Sua principal rival, a Alstom, também elegeu a Bahia para acolher uma nova planta fabril. A unidade está sendo instalada em Camaçari, a 45 quilômetros de Salvador. Antes mesmo de entrar em operação, a fábrica já vendeu por cerca deR$ 250 milhões para a Densevix, geradora do grupo Engevix, 57 turbinas. Os aerogeradores serão utilizados na construção de um complexo eólico, na Bahia.
“A Alstom não medirá esforços para assumir a liderança do setor eólico brasileiro”, diz Marcos Costa, vice-presidente da empresa na América Latina. “Quase a metade dos investimentos em turbinas fabricadas pela Alstom no mundo em 2011 virá para o Brasil.” A Alstom, terá como concorrente, outra empresa global, a dinamarquesa Vestas, que deve anunciar o local para a construção de uma fábrica de turbinas no mês que vem.
O entusiasmo de empresas como a GE Energy, Alstom e Vestas acompanha o crescimento a produção. Hoje a rede brasileira comporta novecentos megawatts (MW) de energia eólica e deve receber outros 3,9 mil MW de potência a partir de 2012. Em termos de comparação, a usina hidrelétrica de Santo Antônio, no rio Madeira (RO), vai gerar 3,1 mil MW quando estiver pronta.

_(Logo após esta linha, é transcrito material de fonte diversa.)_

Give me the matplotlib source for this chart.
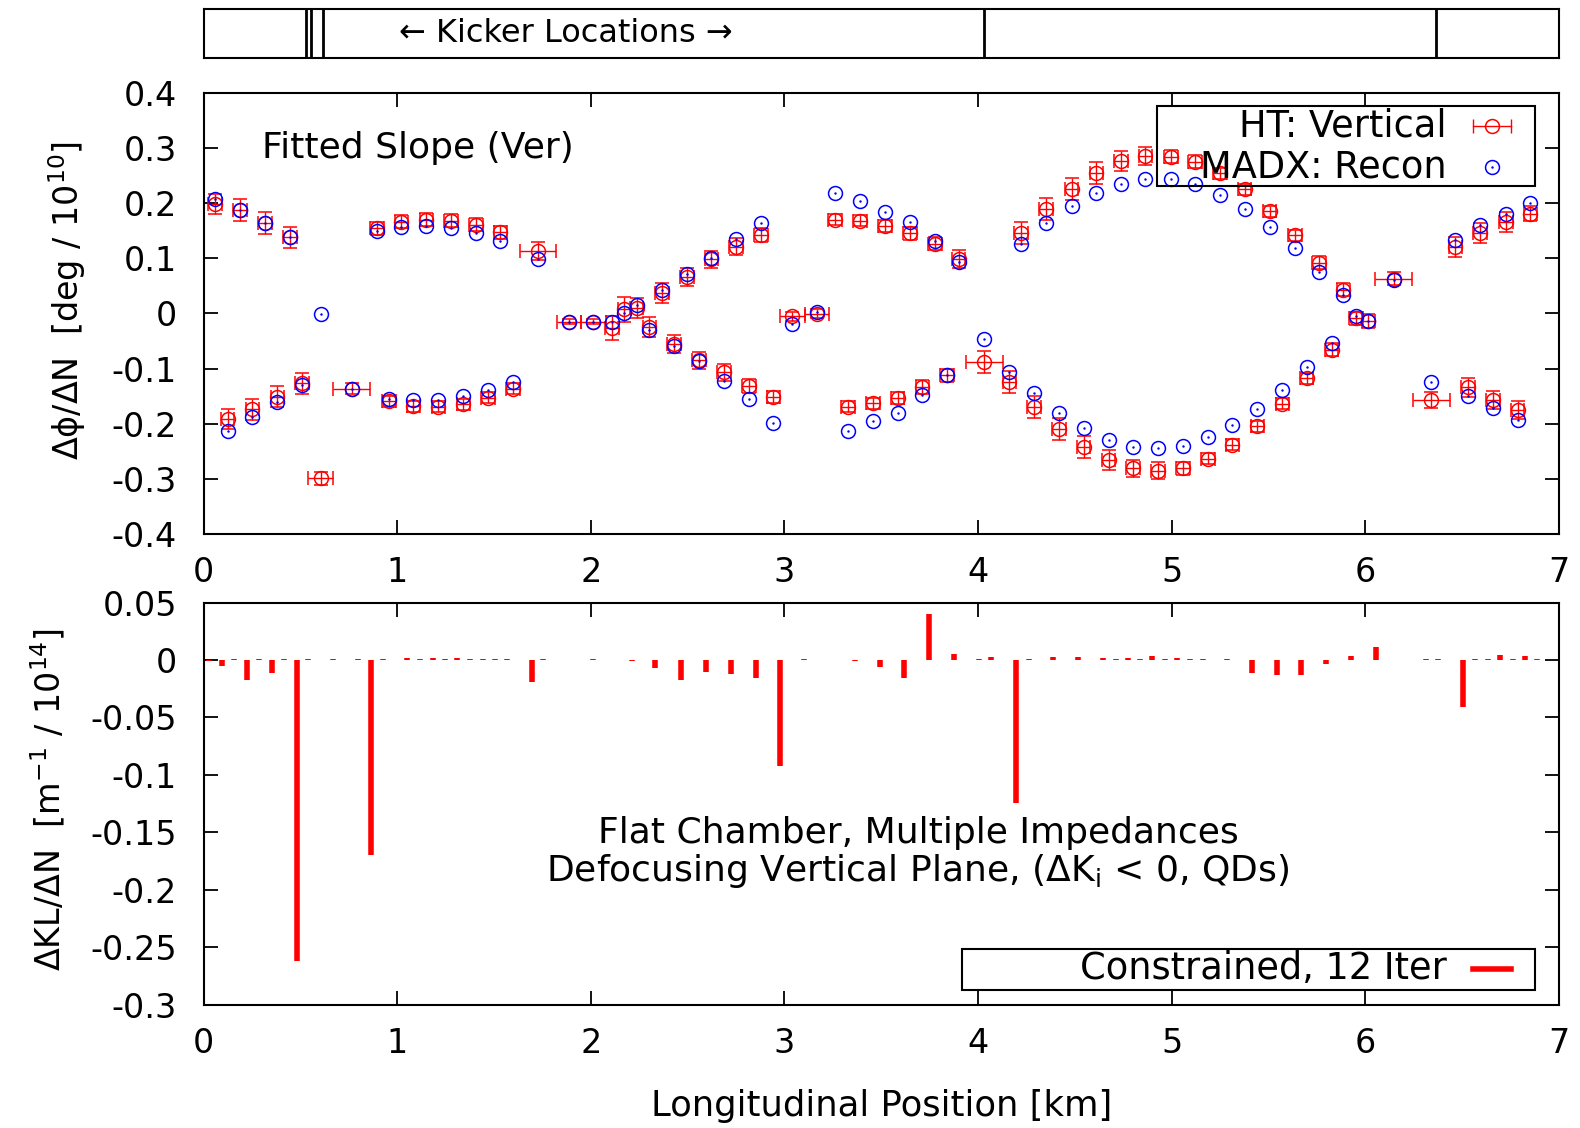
import matplotlib
matplotlib.use("Agg")
import matplotlib.pyplot as plt
import numpy as np
from matplotlib.patches import Rectangle
from matplotlib.ticker import FuncFormatter, MultipleLocator

plt.rcParams['font.family'] = ['DejaVu Sans']
plt.rcParams['font.size'] = 24
plt.rcParams['mathtext.default'] = 'regular'
plt.rcParams['axes.unicode_minus'] = False

# kicker positions shown in the strip on top [km]
kicker_km = [0.528, 0.555, 0.617, 4.03, 6.365]

# fitted phase slope per BPM
pos_km = [0.059, 0.125, 0.188, 0.252, 0.318, 0.381, 0.447, 0.509, 0.605, 0.765,
          0.895, 0.958, 1.022, 1.084, 1.151, 1.213, 1.277, 1.342, 1.406, 1.468,
          1.533, 1.597, 1.726, 1.888, 2.014, 2.110, 2.174, 2.237, 2.303, 2.368,
          2.430, 2.496, 2.559, 2.623, 2.687, 2.751, 2.816, 2.880, 2.943, 3.040,
          3.167, 3.262, 3.327, 3.391, 3.457, 3.520, 3.584, 3.649, 3.713, 3.777,
          3.839, 3.899, 4.033, 4.162, 4.223, 4.288, 4.352, 4.417, 4.483, 4.545,
          4.611, 4.674, 4.738, 4.801, 4.864, 4.930, 4.995, 5.058, 5.121, 5.187,
          5.249, 5.313, 5.377, 5.442, 5.506, 5.571, 5.636, 5.697, 5.761, 5.826,
          5.887, 5.953, 6.016, 6.147, 6.341, 6.465, 6.531, 6.592, 6.660, 6.725,
          6.786, 6.852]
ht_slope = [0.199, -0.192, 0.187, -0.174, 0.164, -0.151, 0.138, -0.127, -0.299, -0.137,
            0.154, -0.159, 0.166, -0.168, 0.170, -0.169, 0.168, -0.165, 0.161, -0.153,
            0.147, -0.137, 0.113, -0.015, -0.015, -0.027, 0.007, 0.010, -0.024, 0.037,
            -0.056, 0.066, -0.085, 0.098, -0.107, 0.121, -0.132, 0.142, -0.151, -0.005,
            -0.001, 0.170, -0.169, 0.168, -0.163, 0.158, -0.153, 0.145, -0.133, 0.126,
            -0.112, 0.099, -0.088, -0.124, 0.146, -0.169, 0.190, -0.210, 0.226, -0.242,
            0.255, -0.266, 0.276, -0.281, 0.285, -0.285, 0.284, -0.281, 0.275, -0.264,
            0.254, -0.238, 0.225, -0.205, 0.185, -0.164, 0.142, -0.118, 0.092, -0.066,
            0.043, -0.009, -0.014, 0.063, -0.157, 0.121, -0.134, 0.145, -0.157, 0.166,
            -0.175, 0.181]
ht_err = [0.018, 0.018, 0.020, 0.019, 0.020, 0.019, 0.019, 0.019, 0.012, 0.010,
          0.012, 0.010, 0.012, 0.010, 0.012, 0.010, 0.012, 0.010, 0.012, 0.010,
          0.012, 0.010, 0.017, 0.005, 0.005, 0.022, 0.022, 0.018, 0.018, 0.018,
          0.016, 0.016, 0.015, 0.015, 0.015, 0.015, 0.013, 0.013, 0.011, 0.008,
          0.008, 0.010, 0.010, 0.010, 0.010, 0.011, 0.011, 0.012, 0.013, 0.012,
          0.012, 0.016, 0.020, 0.020, 0.020, 0.020, 0.020, 0.020, 0.020, 0.020,
          0.020, 0.018, 0.018, 0.016, 0.016, 0.016, 0.012, 0.012, 0.012, 0.010,
          0.010, 0.010, 0.010, 0.010, 0.010, 0.010, 0.010, 0.010, 0.012, 0.012,
          0.012, 0.012, 0.012, 0.012, 0.014, 0.018, 0.017, 0.018, 0.017, 0.018,
          0.017, 0.014]
ht_xerr = [0.035] * len(pos_km)
for i, w in [(8, 0.063), (9, 0.095), (22, 0.093), (23, 0.062), (24, 0.064),
             (39, 0.065), (40, 0.063), (52, 0.097), (83, 0.095), (84, 0.095)]:
    ht_xerr[i] = w
madx_slope = [0.208, -0.213, 0.187, -0.187, 0.164, -0.161, 0.138, -0.130, -0.001, -0.137,
              0.149, -0.155, 0.157, -0.157, 0.158, -0.157, 0.155, -0.150, 0.145, -0.139,
              0.131, -0.124, 0.099, -0.015, -0.015, -0.016, 0.000, 0.015, -0.030, 0.043,
              -0.059, 0.071, -0.086, 0.100, -0.123, 0.134, -0.156, 0.163, -0.198, -0.019,
              0.003, 0.218, -0.213, 0.204, -0.196, 0.184, -0.181, 0.166, -0.148, 0.132,
              -0.112, 0.093, -0.047, -0.106, 0.125, -0.145, 0.163, -0.180, 0.194, -0.208,
              0.218, -0.230, 0.235, -0.242, 0.243, -0.245, 0.243, -0.240, 0.234, -0.225,
              0.214, -0.203, 0.189, -0.174, 0.157, -0.139, 0.118, -0.097, 0.075, -0.053,
              0.033, -0.005, -0.014, 0.060, -0.124, 0.133, -0.150, 0.160, -0.172, 0.181,
              -0.194, 0.200]

# reconstructed quadrupole errors
bar_km = [0.030, 0.094, 0.159, 0.224, 0.288, 0.353, 0.417, 0.482, 0.541, 0.670,
          0.800, 0.864, 0.926, 1.053, 1.118, 1.184, 1.247, 1.311, 1.377, 1.442,
          1.505, 1.566, 1.695, 1.755, 2.013, 2.212, 2.332, 2.465, 2.594, 2.723,
          2.852, 2.978, 3.103, 3.365, 3.491, 3.618, 3.746, 3.875, 4.006, 4.069,
          4.197, 4.263, 4.388, 4.517, 4.645, 4.711, 4.772, 4.835, 4.899, 4.963,
          5.029, 5.093, 5.159, 5.286, 5.415, 5.543, 5.670, 5.798, 5.927, 6.054,
          6.313, 6.377, 6.502, 6.568, 6.631, 6.695, 6.760, 6.825, 6.888]
dkl = [-0.001, -0.005, 0.001, -0.0174, 0.001, -0.0113, 0.001, -0.262, 0.0007, 0.0007,
       0.0007, -0.170, 0.001, 0.002, 0.0007, 0.002, 0.0007, 0.0015, 0.0007, 0.001,
       0.0007, 0.001, -0.019, 0.0007, 0.0007, -0.001, -0.007, -0.0174, -0.0107, -0.0122,
       -0.0157, -0.0926, 0.0007, -0.001, -0.0065, -0.0154, 0.040, 0.005, 0.0007, 0.0023,
       -0.1246, 0.001, 0.0023, 0.0023, 0.0017, 0.0007, 0.0017, 0.0007, 0.0035, 0.0007,
       0.0017, 0.0007, 0.001, 0.0007, -0.011, -0.0131, -0.0131, -0.0038, 0.0035, 0.011,
       0.0007, 0.0007, -0.041, 0.001, 0.0007, 0.004, 0.0007, 0.0038, 0.001]

W, H = 1580, 1128
L, R = 203.5, 1559
fig = plt.figure(figsize=(W / 100, H / 100), dpi=100)
ax_k = fig.add_axes([L / W, 1 - 58 / H, (R - L) / W, 49 / H])
ax = fig.add_axes([L / W, 1 - 534 / H, (R - L) / W, 441.3 / H])
ax_b = fig.add_axes([L / W, 1 - 1004.6 / H, (R - L) / W, 402 / H])

gfmt = FuncFormatter(lambda v, p: '%g' % round(v, 6))
key_fs = 26.5

# kicker strip
ax_k.vlines(kicker_km, 0, 1, color='black', lw=2.0)
ax_k.set_xlim(0, 7)
ax_k.set_ylim(0, 1)
ax_k.set_xticks([])
ax_k.set_yticks([])
ax_k.text(1.873, 0.5, '← Kicker Locations →', ha='center', va='center', fontsize=23)
for s in ax_k.spines.values():
    s.set_linewidth(1.5)

# phase slope panel
ax.errorbar(pos_km, ht_slope, yerr=ht_err, xerr=ht_xerr, fmt='o', ms=10,
            mfc='none', mec='red', mew=1.1, ecolor='red', elinewidth=1.0,
            capsize=5, capthick=1.0, zorder=2)
ax.plot(pos_km, madx_slope, 'o', ms=10, mfc='none', mec='blue', mew=1.1, zorder=3)
ax.plot(pos_km, madx_slope, '.', ms=1.5, color='blue', zorder=3)
ax.set_xlim(0, 7)
ax.set_ylim(-0.4, 0.4)
ax.yaxis.set_major_locator(MultipleLocator(0.1))
ax.xaxis.set_major_locator(MultipleLocator(1))
ax.yaxis.set_major_formatter(gfmt)
ax.xaxis.set_major_formatter(gfmt)
ax.set_ylabel('Δϕ/ΔN  [deg / $10^{10}$]')
ax.yaxis.set_label_coords(-0.085, 0.53)
ax.text(0.302, 0.30, 'Fitted Slope (Ver)', ha='left', va='center', fontsize=26)

# key drawn gnuplot style, labels right-aligned before the samples
ax.add_patch(Rectangle((0.7034, 0.789), 0.2789, 0.181, transform=ax.transAxes,
                       fill=False, lw=1.5, ec='black', zorder=5))
ax.text(0.9174, 0.9245, 'HT: Vertical', ha='right', va='center',
        transform=ax.transAxes, zorder=5, fontsize=key_fs)
ax.text(0.9174, 0.831, 'MADX: Recon', ha='right', va='center',
        transform=ax.transAxes, zorder=5, fontsize=key_fs)
ax.plot([0.9367, 0.9647], [0.9245, 0.9245], color='red', lw=1.0, transform=ax.transAxes)
ax.plot([0.9367, 0.9647], [0.9245, 0.9245], '|', color='red', ms=10, mew=1.0,
        transform=ax.transAxes)
ax.plot([0.9507], [0.9245], 'o', ms=10, mfc='none', mec='red', mew=1.1,
        transform=ax.transAxes)
ax.plot([0.9507], [0.831], 'o', ms=10, mfc='none', mec='blue', mew=1.1,
        transform=ax.transAxes)
ax.plot([0.9507], [0.831], '.', ms=1.5, color='blue', transform=ax.transAxes)

# quadrupole error panel
ax_b.vlines(bar_km, 0, dkl, color='red', lw=4.0)
ax_b.set_xlim(0, 7)
ax_b.set_ylim(-0.3, 0.05)
ax_b.yaxis.set_major_locator(MultipleLocator(0.05))
ax_b.xaxis.set_major_locator(MultipleLocator(1))
ax_b.yaxis.set_major_formatter(gfmt)
ax_b.xaxis.set_major_formatter(gfmt)
ax_b.set_ylabel('ΔKL/ΔN  [$m^{-1}$ / $10^{14}$]')
ax_b.yaxis.set_label_coords(-0.1007, 0.509)
ax_b.set_xlabel('Longitudinal Position [km]', fontsize=25.5)
ax_b.xaxis.set_label_coords(0.5, -0.21)
ax_b.text(3.69, -0.168,
          'Flat Chamber, Multiple Impedances\nDefocusing Vertical Plane, (Δ$K_i$ < 0, QDs)',
          ha='center', va='center', multialignment='center', linespacing=1.1,
          fontsize=26)

ax_b.add_patch(Rectangle((0.5596, 0.0363), 0.4227, 0.102, transform=ax_b.transAxes,
                         fill=False, lw=1.5, ec='black', zorder=5))
ax_b.text(0.9174, 0.0886, 'Constrained, 12 Iter', ha='right', va='center',
          transform=ax_b.transAxes, zorder=5, fontsize=key_fs)
ax_b.plot([0.9365, 0.9646], [0.0886, 0.0886], color='red', lw=4.0,
          transform=ax_b.transAxes)

for a in (ax, ax_b):
    a.tick_params(direction='in', length=10, width=1.3, top=True, right=True)
    a.tick_params(axis='x', pad=16)
    a.tick_params(axis='y', pad=19)
    for s in a.spines.values():
        s.set_linewidth(1.5)

fig.savefig('out.png', dpi=100)
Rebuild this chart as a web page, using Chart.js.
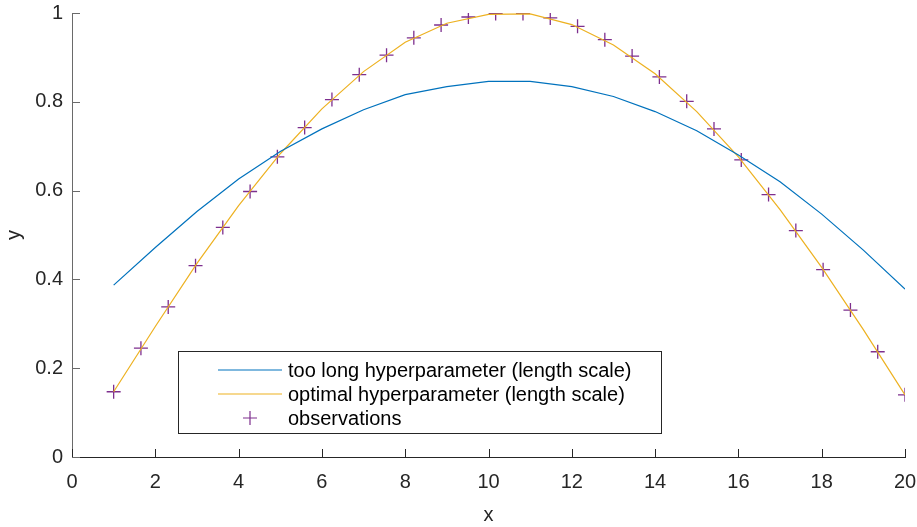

Mas o mapa da geração dos gigantes cataventos no Brasil chega a 300 mil megawatts de energia potencial – mais do que tudo que é gerado hoje no País, em conjunto com as hidrelétricas. Embora as boas notícias prevaleçam, o consultor Adriano Pires pondera que essa euforia esconde o peso do poder público, por meio dos financiamentos do BNDES, inclusive no preço final da tarifa. “Não deixa de ser uma tarifa subsidiada com dinheiro do contribuinte”, afirma.